“The Negro Speaks of Rivers”
At-A-Glance
Composed: 1941
About this Piece
Composer Margaret Bonds first met Langston Hughes in 1936, and the two developed a lifelong friendship and collaborative relationship that saw Bonds set much of Hughes’ poetry to music. Hughes wrote “The Negro Speaks of Rivers” aged just 17, composing it on the back of an envelope while crossing the Mississippi River during a journey with his father that would eventually take him to Mexico. The poem considers the contemporary African American experience alongside the ancient, shared memories of African peoples, tracing their connection to rivers on both continents. In 1921, Hughes submitted the poem to The Crisis, the publication of the NAACP, which was edited by W.E.B. Du Bois. Upon reading the poem, Du Bois recalled asking, “What colored person is there, do you suppose, in the United States who writes like that and yet is unknown to us?”

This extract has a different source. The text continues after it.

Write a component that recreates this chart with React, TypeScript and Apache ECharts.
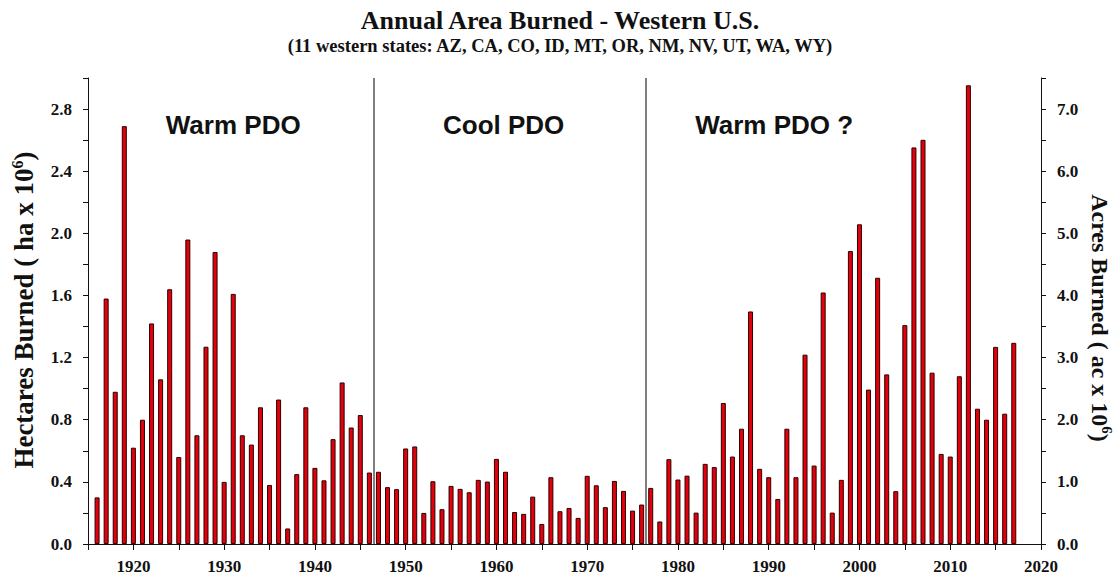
import React, { useEffect, useRef } from "react";
import * as echarts from "echarts";

const firstYear = 1916;
const lastYear = 2017;
const years: number[] = [];
for (let y = firstYear; y <= lastYear; y++) years.push(y);

// Hectares burned (millions), 1916-2017
const hectares: number[] = [
  0.30, 1.58, 0.98, 2.69, 0.62, 0.80, 1.42, 1.06, 1.64, 0.56,
  1.96, 0.70, 1.27, 1.88, 0.40, 1.61, 0.70, 0.64, 0.88, 0.38,
  0.93, 0.10, 0.45, 0.88, 0.49, 0.41, 0.675, 1.04, 0.75, 0.83,
  0.46, 0.465, 0.366, 0.353, 0.615, 0.628, 0.20, 0.404, 0.224, 0.374,
  0.355, 0.333, 0.413, 0.402, 0.548, 0.465, 0.206, 0.194, 0.305, 0.129,
  0.43, 0.211, 0.232, 0.168, 0.439, 0.378, 0.237, 0.406, 0.342, 0.215,
  0.254, 0.361, 0.145, 0.546, 0.415, 0.44, 0.202, 0.516, 0.495, 0.908,
  0.563, 0.742, 1.497, 0.484, 0.43, 0.29, 0.742, 0.43, 1.219, 0.505,
  1.619, 0.202, 0.413, 1.886, 2.058, 0.994, 1.714, 1.092, 0.34, 1.409,
  2.553, 2.602, 1.103, 0.58, 0.563, 1.08, 2.953, 0.871, 0.80, 1.269,
  0.839, 1.295,
];

const phaseBoundaries: number[] = [1946.5, 1976.5];
const phaseLabels: { text: string; year: number }[] = [
  { text: "Warm PDO", year: 1931.0 },
  { text: "Cool PDO", year: 1960.8 },
  { text: "Warm PDO ?", year: 1990.6 },
];

const titleText = "Annual Area Burned - Western U.S.";
const subtitleText = "(11 western states: AZ, CA, CO, ID, MT, OR, NM, NV, UT, WA, WY)";

const SERIF = '"Liberation Serif", "Times New Roman", serif';
const SANS = '"Liberation Sans", Arial, sans-serif';

export default function App() {
  const ref = useRef<HTMLDivElement>(null);
  useEffect(() => {
    if (!ref.current) return;
    const chart = echarts.init(ref.current, null, { renderer: "svg" });
    const grid = { left: 88, right: 79, top: 78, bottom: 42 };
    const axisLbl = {
      fontFamily: SERIF,
      fontWeight: "bold" as const,
      fontSize: 17,
      color: "#111",
    };
    const pxPerYear = (1120 - grid.left - grid.right) / (2020 - 1915);
    const option: any = {
      animation: false,
      backgroundColor: "#fff",
      title: {
        text: titleText,
        subtext: subtitleText,
        left: "center",
        top: 2,
        itemGap: 3,
        textStyle: { fontFamily: SERIF, fontWeight: "bold", fontSize: 26, color: "#111" },
        subtextStyle: { fontFamily: SERIF, fontWeight: "bold", fontSize: 18.5, color: "#111" },
      },
      grid: { ...grid, containLabel: false },
      xAxis: [
        {
          type: "value",
          min: 1915,
          max: 2020,
          interval: 5,
          position: "bottom",
          axisLine: { show: true, lineStyle: { color: "#111", width: 1 } },
          axisTick: { show: true, inside: false, length: 5, lineStyle: { color: "#111" } },
          axisLabel: {
            ...axisLbl,
            margin: 14,
            formatter: (v: number) => (v % 10 === 0 ? String(v) : ""),
          },
          splitLine: { show: false },
        },
        {
          type: "value",
          min: 1915,
          max: 2020,
          interval: 5,
          position: "top",
          axisLine: { show: true, lineStyle: { color: "#111", width: 1 } },
          axisTick: { show: true, inside: true, length: 6, lineStyle: { color: "#111" } },
          axisLabel: { show: false },
          splitLine: { show: false },
        },
      ],
      yAxis: [
        {
          type: "value",
          min: 0,
          max: 3.0,
          interval: 0.2,
          position: "left",
          axisLine: { show: true, lineStyle: { color: "#111", width: 1 } },
          axisTick: { show: true, inside: false, length: 5, lineStyle: { color: "#111" } },
          axisLabel: {
            ...axisLbl,
            margin: 16,
            formatter: (v: number) => (Math.round(v * 10) % 4 === 0 ? v.toFixed(1) : ""),
          },
          splitLine: { show: false },
        },
        {
          type: "value",
          min: 0,
          max: 7.5,
          interval: 0.5,
          position: "right",
          axisLine: { show: true, lineStyle: { color: "#111", width: 1 } },
          axisTick: { show: true, inside: false, length: 5, lineStyle: { color: "#111" } },
          axisLabel: {
            ...axisLbl,
            margin: 16,
            formatter: (v: number) => (Math.abs(v - Math.round(v)) < 1e-6 ? v.toFixed(1) : ""),
          },
          splitLine: { show: false },
        },
      ],
      series: [
        {
          type: "bar",
          xAxisIndex: 0,
          yAxisIndex: 0,
          data: years.map((y, i) => [y, hectares[i]]),
          barWidth: 5,
          itemStyle: { color: "#e3000b", borderColor: "#2a0000", borderWidth: 1 },
          markLine: {
            silent: true,
            symbol: ["none", "none"],
            label: { show: false },
            lineStyle: { color: "#555", width: 1.5, type: "solid" },
            data: phaseBoundaries.map((b) => ({ xAxis: b })),
          },
        },
      ],
      graphic: [
        ...phaseLabels.map((p) => ({
          type: "text",
          x: grid.left + (p.year - 1915) * pxPerYear,
          y: 125,
          style: {
            text: p.text,
            font: `bold 26px ${SANS}`,
            fill: "#111",
            align: "center",
            verticalAlign: "middle",
          },
        })),
        {
          type: "text",
          x: 24,
          y: 310,
          rotation: Math.PI / 2,
          style: {
            text: "{a|Hectares Burned ( ha x 10}{s|6}{a|)}",
            align: "center",
            verticalAlign: "middle",
            rich: {
              a: { font: `bold 27px ${SERIF}`, fill: "#111", lineHeight: 30 },
              s: { font: `bold 16px ${SERIF}`, fill: "#111", lineHeight: 17, verticalAlign: "top" },
            },
          },
        },
        {
          type: "text",
          x: 1100,
          y: 318,
          rotation: -Math.PI / 2,
          style: {
            text: "{a|Acres Burned ( ac x 10}{s|6}{a|)}",
            align: "center",
            verticalAlign: "middle",
            rich: {
              a: { font: `bold 24px ${SERIF}`, fill: "#111", lineHeight: 28 },
              s: { font: `bold 15px ${SERIF}`, fill: "#111", lineHeight: 16, verticalAlign: "top" },
            },
          },
        },
      ],
    };
    chart.setOption(option);
    return () => chart.dispose();
  }, []);
  return (
    <div
      ref={ref}
      style={{ position: "fixed", left: 0, top: 0, width: 1120, height: 586, background: "#fff" }}
    />
  );
}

Characteristic of her approach to art songs, Bonds evokes the meaning of her text in both the melody and the accompaniment, often playing one off the other. Word painting sees the vocalist steadily, even laboriously, ascend to the line “raised the pyramids above it,” and the melody and the churning accompaniment slow to a complete halt with the phrase “lulled me to sleep.” The accompaniment offers character variations on the churning ostinato that runs throughout the song: shifting from major to minor tonalities based on the nature of the memory, offering a low dissonant chord, evoking an antebellum cakewalk at the mention of Lincoln, all before returning to the original contemplative, world-weary theme that opened the song.
“The Negro Speaks of Rivers”
by Langston Hughes (1921)
I’ve known rivers:
I’ve known rivers ancient as the world and older than the flow of human blood in human veins.

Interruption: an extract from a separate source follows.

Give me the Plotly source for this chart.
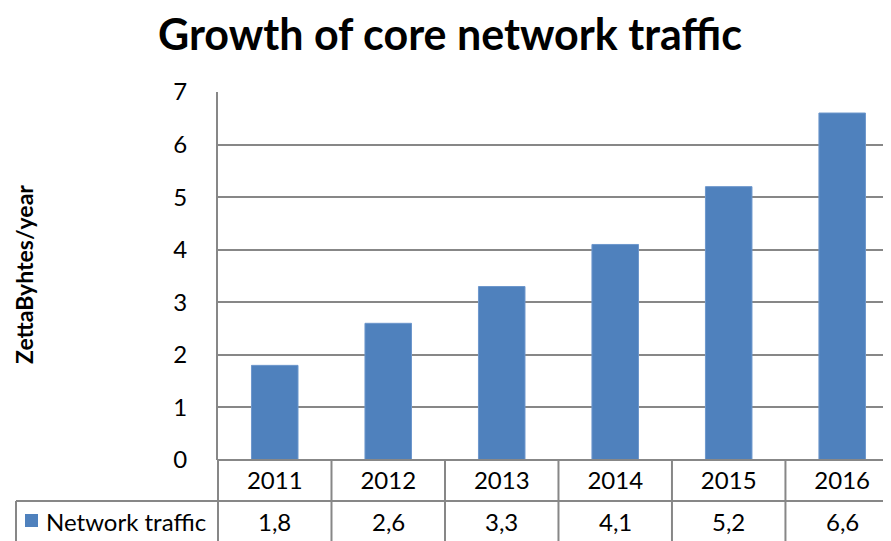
import plotly.graph_objects as go

years = ["2011", "2012", "2013", "2014", "2015", "2016"]
traffic = [1.8, 2.6, 3.3, 4.1, 5.2, 6.6]
value_labels = ["1,8", "2,6", "3,3", "4,1", "5,2", "6,6"]
series_name = "Network traffic"
title_text = "Growth of core network traffic"
ytitle_text = "ZettaByhtes/year"

OFF = 8  # default body margin of the page
W, H = 891 - OFF, 541 - OFF
ML, MR, MT, MB = 218 - OFF, 0, 92 - OFF, 541 - 460
pw, ph = W - ML - MR, H - MT - MB
xr = [-0.5, 5.43]
FONT = "Lato"
GRID = "#878787"
BLUE = "#4F81BD"
FS = 24

def xp(v):
    return (v - xr[0]) / (xr[1] - xr[0])

def px_x(p):  # page pixel x -> paper
    return (p - OFF - ML) / pw

def px_y(p):  # page pixel y -> paper
    return (H - MB - (p - OFF)) / ph

fig = go.Figure()
fig.add_trace(go.Bar(x=years, y=traffic, name=series_name,
                     marker=dict(color=BLUE, line=dict(color="#6d97cc", width=1)), width=0.41))

shapes = []
row_y = px_y(501)
bot_y = px_y(545)
left_x = px_x(16)
shapes.append(dict(type="line", xref="paper", yref="paper", x0=0, x1=1, y0=0, y1=0, line=dict(color=GRID, width=2)))
shapes.append(dict(type="line", xref="paper", yref="paper", x0=left_x, x1=1, y0=row_y, y1=row_y, line=dict(color=GRID, width=2)))
shapes.append(dict(type="line", xref="paper", yref="paper", x0=left_x, x1=left_x, y0=row_y, y1=bot_y, line=dict(color=GRID, width=2)))
for i in range(len(years)):
    xv = xp(i - 0.5)
    shapes.append(dict(type="line", xref="paper", yref="paper", x0=xv, x1=xv, y0=0, y1=bot_y, line=dict(color=GRID, width=2)))
shapes.append(dict(type="rect", xref="paper", yref="paper", x0=px_x(25), x1=px_x(38),
                   y0=px_y(514), y1=px_y(527), fillcolor=BLUE, line=dict(width=0)))

ann = []
for i, lab in enumerate(value_labels):
    ann.append(dict(x=xp(i), y=px_y(521), xref="paper", yref="paper", text=lab, showarrow=False,
                    font=dict(family=FONT, size=FS, color="black"), xanchor="center", yanchor="middle"))
ann.append(dict(x=px_x(44), y=px_y(521), xref="paper", yref="paper", text=series_name, showarrow=False,
                font=dict(family=FONT, size=FS, color="black"), xanchor="left", yanchor="middle"))
ann.append(dict(x=px_x(24), y=px_y(275), xref="paper", yref="paper", text="<b>" + ytitle_text + "</b>",
                textangle=-90, showarrow=False, font=dict(family=FONT, size=23, color="black"),
                xanchor="center", yanchor="middle"))

fig.update_layout(
    width=W, height=H,
    margin=dict(l=ML, r=MR, t=MT, b=MB),
    paper_bgcolor="white", plot_bgcolor="white",
    showlegend=False,
    title=dict(text="<b>" + title_text + "</b>", x=(450 - OFF) / W, xanchor="center",
               y=1 - (35 - OFF) / H, yanchor="middle", font=dict(family=FONT, size=43, color="black")),
    xaxis=dict(type="category", range=xr, showgrid=False, showline=False, ticks="",
               tickfont=dict(family=FONT, size=FS, color="black"), ticklabelstandoff=4, zeroline=False),
    yaxis=dict(range=[0, 7], dtick=1, showgrid=True, gridcolor=GRID, gridwidth=2, showline=True,
               linecolor=GRID, linewidth=2, ticks="", tickfont=dict(family=FONT, size=FS, color="black"),
               ticklabelstandoff=24, zeroline=False),
    shapes=shapes, annotations=ann,
)
fig.write_html("out.html")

My soul has grown deep like the rivers.
I bathed in the Euphrates when dawns were young.
I built my hut near the Congo and it lulled me to sleep.
I looked upon the Nile and raised the pyramids above it.
I heard the singing of the Mississippi when Abe Lincoln went down to New Orleans, and I’ve seen its muddy bosom turn all golden in the sunset.
I’ve known rivers:
Ancient, dusky rivers.
My soul has grown deep like the rivers.